Blessed Carlo Acutis and the Internet
“When we face the sun, we get a tan,” said Blessed Carlo Acutis, “but when we stand before Jesus in the Eucharist, we become saints.”
I want to ask you all some personal questions.
Does your CD/DVD player still blink 12:00 after all these years? Have you ever downloaded a Windows update without dire consequences? Do you know how to find your calculator on your phone? Do you own a smartphone or did you inherit grandma’s clamshell model? Do you inexplicably lose TV channels off your preference list? Have you properly configured your home WiFi identifying it as ISDN, B-ISDN, DSL or ADSL? Do you know how to attach a photo to an email? Are you still using emails?
If you don’t, you might be an electronically-illiterate Luddite.
But you know who isn’t electronically illiterate? Twelve-year-olds.
I remember a bunch of hopeless and gormless Luddites on television in the 1980s complaining that technology was changing so quickly that they were concerned that children would have difficulty catching up. I was a child in the 80s and I assure you there are very few children anywhere in the world are terrified of electronic devices. Their natural curiosity makes them immune to fear and their rapt attention forces all electronic devices to giddily give up their secrets.
Such is the case of Blessed Carlo Acutis, an Italian teenager and computer whiz kid who’s just steps away from canonization. He also liked playing Mario Brothers, Halo and Pokémon.
I’m a big fan of St. Isadore of Seville. (560-636) He came to my attention in 1997 when he was put forth as the patron saint of the internet.
He was chosen not because of his electronic acumen, because he was born 700 years before Blessed Ramon Llull even conceptualized the first analog computer. Rather, St. Isadore was a polymath — he studied and mastered all available scientific, theological, historical and artistic knowledge and even wrote a 20-volume encyclopedia entitled Etymologia (Latin for the “study of origins”). His encyclopedia was used as the standard textbooks in universities and seminaries for an entire millennium. That’s some pretty good chops for being made the patron of the internet.
However, with the beatification of the first millennial, computer brainiac, we now at least have an additional co-patron of the Internet.
Born in 1991, Carlo died of M3 fulminant leukemia on Oct. 12, 2006, at the age of 15.
In his homily for Carlo’s beatification, Agostino Cardinal Vallini — the pontifical legate for the Basilica of St. Francis — said of the boy saint/genius, “Since he was a child … he had his gaze turned to Jesus. Love for the Eucharist was the foundation that kept alive his relationship with God. He often said, “The Eucharist is my highway to Heaven.”
Carlo was best known for documenting Eucharistic miracles around the world and cataloguing them all onto his website.

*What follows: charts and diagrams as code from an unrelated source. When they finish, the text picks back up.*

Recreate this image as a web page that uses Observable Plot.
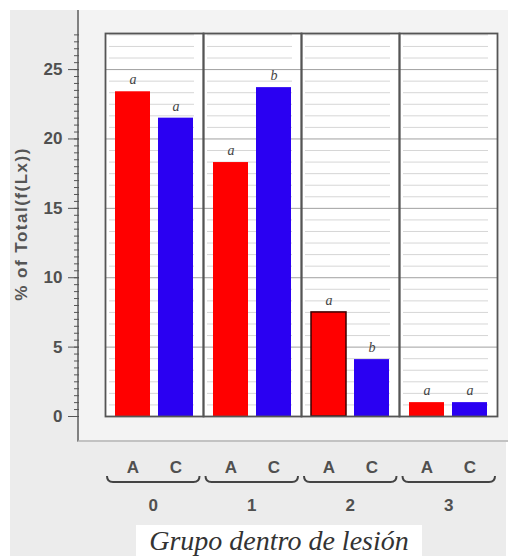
<!DOCTYPE html>
<html><head><meta charset="utf-8">
<script src="https://cdn.jsdelivr.net/npm/d3@7"></script>
<script src="https://cdn.jsdelivr.net/npm/@observablehq/plot@0.6"></script>
<style>
html,body{margin:0;padding:0;background:#fff;}
#wrap{position:relative;width:514px;height:556px;overflow:hidden;}
#outer{position:absolute;left:10px;top:10px;width:496px;height:546px;background:#ececec;}
#inner{position:absolute;left:77px;top:10px;width:429px;height:430px;background:#f3f3f3;border-left:2px solid #808080;border-bottom:2px solid #c2c2c2;}
#chart{position:absolute;left:0;top:0;}
#title{position:absolute;left:136px;top:525px;width:286px;height:31px;background:#fff;text-align:center;font:italic 28px "Liberation Serif",serif;color:#333;line-height:32px;white-space:nowrap;}
</style></head>
<body><div id="wrap"><div id="outer"></div><div id="inner"></div><div id="chart"></div><div id="title">Grupo dentro de lesión</div></div>
<script>
const groups = ["0", "1", "2", "3"];
const treatments = ["A", "C"];
const valuesA = [23.4, 18.3, 7.5, 1.0];
const valuesC = [21.5, 23.7, 4.1, 1.0];
const lettersA = ["a", "a", "a", "a"];
const lettersC = ["a", "b", "b", "a"];
const yTicks = [0, 5, 10, 15, 20, 25];
const yMax = 27.6;

const rows = groups.flatMap((g, i) => [
  {group: g, trt: "A", value: valuesA[i], letter: lettersA[i]},
  {group: g, trt: "C", value: valuesC[i], letter: lettersC[i]}
]);
const minorTicks = d3.range(0, yMax, 0.5);
const minorGrid = d3.range(0, yMax, 5 / 6).filter(v => Math.abs(v / 5 - Math.round(v / 5)) > 0.01);

const axisFont = "'Liberation Sans', Arial, sans-serif";
const plot = Plot.plot({
  width: 514,
  height: 520,
  marginLeft: 104,
  marginRight: 16,
  marginTop: 33,
  marginBottom: 104,
  style: {background: "transparent", fontFamily: axisFont, fontSize: "17px", color: "#505050"},
  fx: {domain: groups, padding: 0, axis: null},
  x: {domain: treatments, paddingInner: 0.18, paddingOuter: 0.21, axis: null},
  y: {domain: [0, yMax], axis: null},
  color: {domain: treatments, range: ["#ff0000", "#2a00f2"]},
  marks: [
    Plot.frame({fill: "white", stroke: "none"}),
    Plot.ruleY(minorGrid, {stroke: "#d6d6d6", insetLeft: 4, insetRight: 9}),
    Plot.ruleY(yTicks.filter(v => v > 0), {stroke: "#a0a0a0"}),
    Plot.barY(rows, {fx: "group", x: "trt", y: "value", fill: "trt",
      stroke: d => (d.group === "2" && d.trt === "A") ? "#3a0000" : "none", strokeWidth: 1.5}),
    Plot.text(rows, {fx: "group", x: "trt", y: "value", text: "letter", dy: -12,
      fontStyle: "italic", fontSize: 14, fill: "#444", fontFamily: "'Liberation Serif', serif"}),
    Plot.frame({stroke: "#555", strokeWidth: 1.8}),
    Plot.axisX({tickSize: 0, tickPadding: 44, label: null, fontSize: 17, fontWeight: "bold"}),
    Plot.axisY(yTicks, {dx: -26, tickSize: 11, tickPadding: 6, label: null, stroke: "#555", fontSize: 17, fontWeight: "bold"}),
    Plot.axisY(minorTicks, {dx: -26, tickSize: 5, tickFormat: () => "", label: null, stroke: "#555"})
  ]
});
document.getElementById("chart").appendChild(plot);

// group braces and group labels under the A/C axis
const svg = d3.select(plot);
const fxs = plot.scale("fx");
const [r0, r1] = fxs.range;
const step = (r1 - r0) / fxs.domain.length;
const yLine = 482;
fxs.domain.forEach((g, i) => {
  const x0 = r0 + i * step + 3, x1 = r0 + (i + 1) * step - 3;
  svg.append("path")
    .attr("d", `M${x0},${yLine - 6}Q${x0},${yLine} ${x0 + 6},${yLine}L${x1 - 6},${yLine}Q${x1},${yLine} ${x1},${yLine - 6}`)
    .attr("fill", "none").attr("stroke", "#444").attr("stroke-width", 2);
  svg.append("text")
    .attr("x", (x0 + x1) / 2).attr("y", 505).attr("dy", "0.35em")
    .attr("text-anchor", "middle").attr("fill", "#505050")
    .style("font-size", "17px").style("font-weight", "bold")
    .text(g);
});
svg.append("text")
  .attr("transform", "translate(21,224) rotate(-90)")
  .attr("text-anchor", "middle").attr("dy", "0.35em")
  .attr("fill", "#555").style("font-size", "17px").style("font-weight", "bold")
  .style("letter-spacing", "1.5px")
  .text("% of Total(f(Lx))");
</script>
</body></html>
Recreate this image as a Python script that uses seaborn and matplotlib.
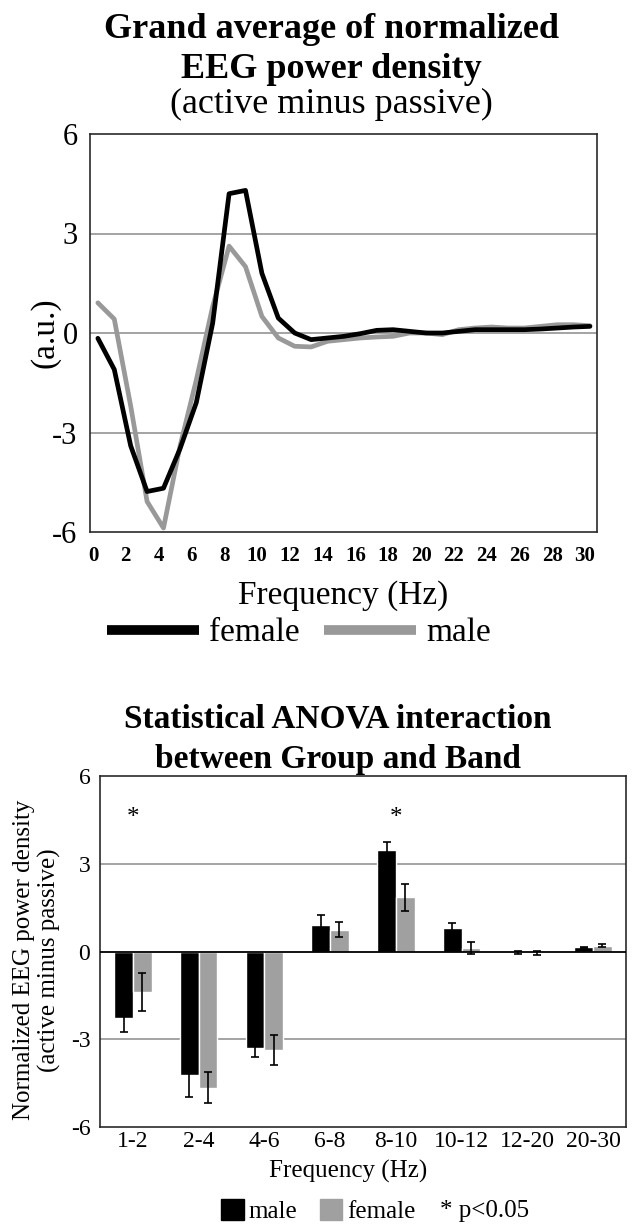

He started the project in 2002 when he was 11 years old. He completed it in 2005, a year before he died.
When he was diagnosed with cancer, Carlo offered his pains to Christ saying, “I offer all the suffering I will have to undergo for the Lord, for the Pope and the Church.”
In his homily, Cardinal Vallini, said Carlo wanted to “reach as many people as possible and help them know the beauty of friendship with the Lord … his ardent desire was also that of attracting as many people to Jesus, making himself herald of the Gospel above all with the example of life.”
“Carlo felt a strong need to help people discover that God is close to us and that it is beautiful to be with him to enjoy his friendship and his grace,” said Vallini. “He was an ordinary boy, simple, spontaneous, likeable … he loved nature and animals, he played [soccer], he had many friends [his own] age, he was attracted by modern means of social communication, passionate about computer science and, self-taught, he built websites to transmit the Gospel, [and] to communicate values and beauty,” he continued.
So, remember when the next time you lose PowerPoint presentation or when you really believe the computer “hates you,” or if you can’t understand why your granddaughter is so obsessed with Pokémon cards, or you’re trying to figure out a nice way to stop your son from begging for the newest first-person shooter video game that comes with a parental warning or if you’ve forgotten the password for the parental controls on the internet and you’re too embarrassed to ask your kids, or when the computer catches a virus and has destroyed all the research you’ve done on one thing or another, you can always ask Carlo to help you. He’s on duty 24/7 and he doesn’t charge like those nerds in the local box store’s Geek Squad who always look at you condescendingly just because you forgot to plug the infernal machine into the outlet. Just tell those uppity know-it-alls to go pound sand because you’ve got someone who loves you watching over you and your family’s use of the internet.
Hey! I got an idea! Let’s the petition the Vatican to make Carlo the patron of Luddites and the computer ignoranti and all the technophobes in our lives. (“Oh, no! I don’t want to touch the office computer! I’m sure it will explode or something!”)
And if you’re losing against internet opponents in some online game, why not offer a pray to Blessed Carlo? He, of all people, would best understand what you’re going through. And, as long as we’re at it, let’s make Carlo the patron of intolerant internet trolls and those addicted to social media. After all, someone has to pray for them.